Vincent krijgt tijdens zijn verzonnen leven hulp van een mysterieuze passant, een rol van de in werkelijkheid als inbreker in de gevangenis belandde Serge Livrozet die na zijn gevangenisleven activist was in de ’68-revolte. Deze man betrapt hem op zijn leugens en stelt voor te komen werken in zijn illegale bedrijfje dat nep-merkartikelen importeert. Er wordt gesuggereerd dat dit louche werk toch eerlijker is dan Vincents vroegere werk omdat er in ieder geval echte waar aan te pas komt.
Eigenlijk is Vincent een frictievol hoofdpersonage. Een anti-held die door zijn regisseur dan geïdealiseerd mag worden in zijn vermogen het script van zijn leven zelf ter hand te nemen, maar wiens toenemende web van leugens en bedrog je toch met enige scepsis blijft bezien. Dat Cantet je uiteindelijk toch weet over te halen tot compassie komt allereerst omdat hij het vervreemdende decor van Vincents vroegere leven overtuigend neerzet. De eindeloze snelwegen, de steriele kantoorgebouwen waar behalve de receptioniste geen mens te zien is, de niet aan plaats gebonden mobiele telefoon die een zwevend bestaan mogelijk maakt.

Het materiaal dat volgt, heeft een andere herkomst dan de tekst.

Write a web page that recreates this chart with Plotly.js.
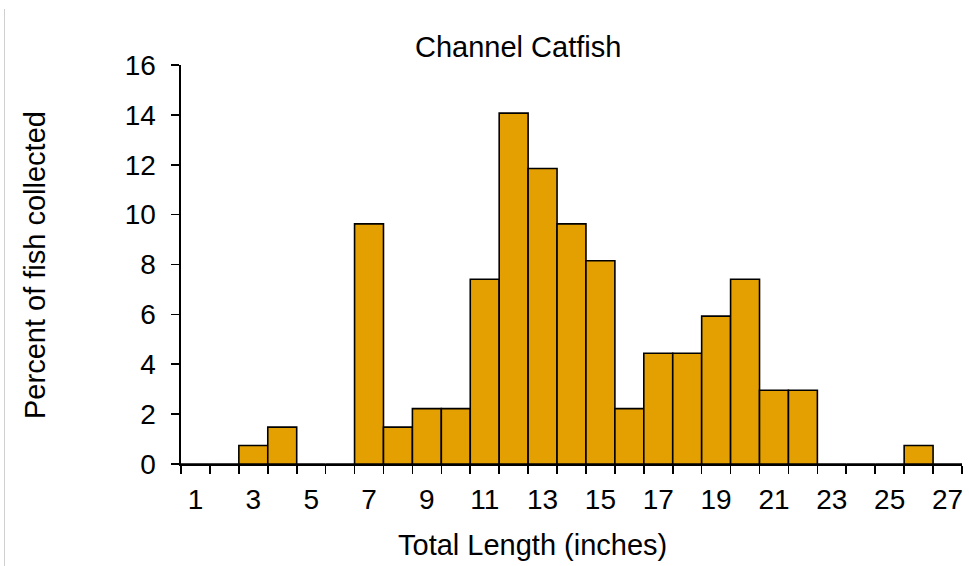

Belangrijker nog in de overtuigingskracht is Aurélien Recoing die Vincent speelt. Hij maakt van Vincent een typische kantoorman die iedere mogelijke unieke eigenschap verbergt achter zijn kalende hoofd, keurige kostuums en onpeilbare gezichtsuitdrukking. En misschien wel het belangrijkst nog is het droevig stemmende laatste beeld, Vincents nederlaag, waarin Recoing erin slaagt tegelijk de toeschouwer recht aan te kijken en totaal te vervagen.